Selain presiden dan wakil presiden, pada 17 April 2019, masyarakat Indonesia juga akan memilih wakil-wakilnya untuk duduk di kursi legislatif, baik di tingkat lokal maupun nasional. Meski sering teralihkan oleh pertarungan antara dua pasangan calon presiden dan calon wakil presiden, kampanye para calon legislator (caleg) tak boleh luput dari pengawasan.
Direktur Sindikasi Pemilu dan Demokrasi (SPD) August Mellaz menyebutkan, bahwa pemilu legislatif (pileg) tahun 2019 masih akan berbasis pada sisi popularitas dan personalitas calon legislator, seperti pileg tahun 2014. Setiap caleg akan berupaya mengejar popularitasnya dengan cara meningkatkan aktivitas kampanye yang dibiayai secara pribadi. “Ini terlihat dari Laporan Penerimaan Sumbangan Dana Kampanye (LPSDK) tahun 2019. Sebanyak Rp427,1 miliar (79,1 Persen) dana kampanye bersumber dari sumbangan para caleg, sedangkan partai politik hanya berkontribusi 20,9 persen,” tuturnya.

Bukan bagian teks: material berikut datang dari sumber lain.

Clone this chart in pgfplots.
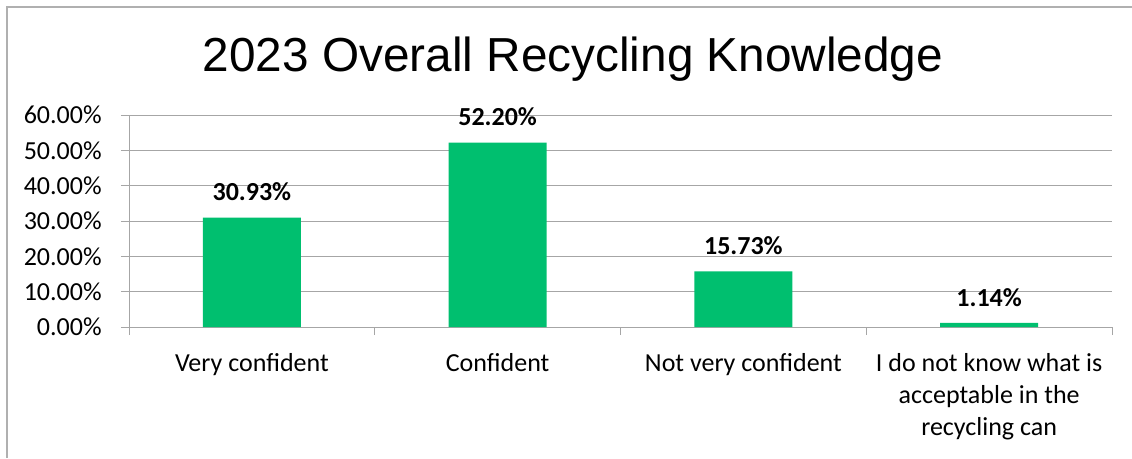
\documentclass[border=0pt]{standalone}
\usepackage{pgfplots}
\pgfplotsset{compat=1.18}
\usepackage{fontspec}
\setmainfont{Carlito}
\newfontfamily\titlefont{Liberation Sans}
\definecolor{bargreen}{RGB}{0,191,111}
\definecolor{gridgray}{RGB}{166,166,166}
\definecolor{framegray}{RGB}{176,176,176}
\begin{document}
\begin{tikzpicture}
\path[use as bounding box] (0,0) rectangle (849pt,343.5pt);
\draw[framegray, line width=1.5pt] (5.25pt,0) -- (5.25pt,338.6pt) -- (849pt,338.6pt);
\node[anchor=base, font=\titlefont\fontsize{35.8}{40}\selectfont] at (429.75pt,289.5pt) {2023 Overall Recycling Knowledge};
\begin{axis}[
  at={(96.75pt,98.25pt)}, anchor=south west,
  scale only axis, width=737.25pt, height=159pt,
  xmin=-0.5, xmax=3.5, ymin=0, ymax=60,
  axis x line*=bottom, axis y line*=left,
  axis line style={gridgray, line width=0.75pt},
  ymajorgrids, grid style={gridgray, line width=0.75pt},
  ytick={0,10,...,60},
  yticklabel={\pgfmathprintnumber[fixed,fixed zerofill,precision=2]{\tick}\%},
  /pgf/number format/assume math mode=true,
  yticklabel style={font=\fontsize{19.5}{23}\selectfont, black, xshift=-11pt},
  xtick={0,1,2,3},
  xticklabels={Very confident, Confident, Not very confident, {I do not know what is\\acceptable in the\\recycling can}},
  xticklabel style={font=\fontsize{19.5}{24.3}\selectfont, align=center, black, yshift=-10pt},
  minor xtick={-0.5,0.5,1.5,2.5,3.5},
  tick align=outside, major tick length=6pt, minor tick length=6pt,
  tick style={gridgray, line width=0.75pt},
  major x tick style={draw=none},
  clip=false,
  nodes near coords={\pgfmathprintnumber[fixed,fixed zerofill,precision=2]{\pgfplotspointmeta}\%},
  every node near coord/.append style={font=\bfseries\fontsize{19.5}{23}\selectfont, black, yshift=9pt},
]
\addplot[ybar, bar width=73.5pt, fill=bargreen, draw=none] coordinates {(0,30.93) (1,52.20) (2,15.73) (3,1.14)};
\end{axis}
\end{tikzpicture}
\end{document}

Meski sama-sama berorientasi pada personal caleg, perbedaan pembiayaan kampanye yang berasal dari sumbangan caleg pada pileg 2019 lebih rendah dibandingkan pileg lima tahun lalu. Besaran dana kampanye dalam LPSDK pileg tahun 2019 hanya seperlima dari LPSDK pileg tahun 2014 yang jumlahnya mencapai lebih dari Rp2,1 triliun. Padahal, August memproyeksikan, para caleg akan merogoh kocek lebih dalam untuk membiayai aktivitas dan kebutuhan kampanyenya mengingat semakin kompetitifnya sistem pemilu dan kian menguatnya orientasi personal.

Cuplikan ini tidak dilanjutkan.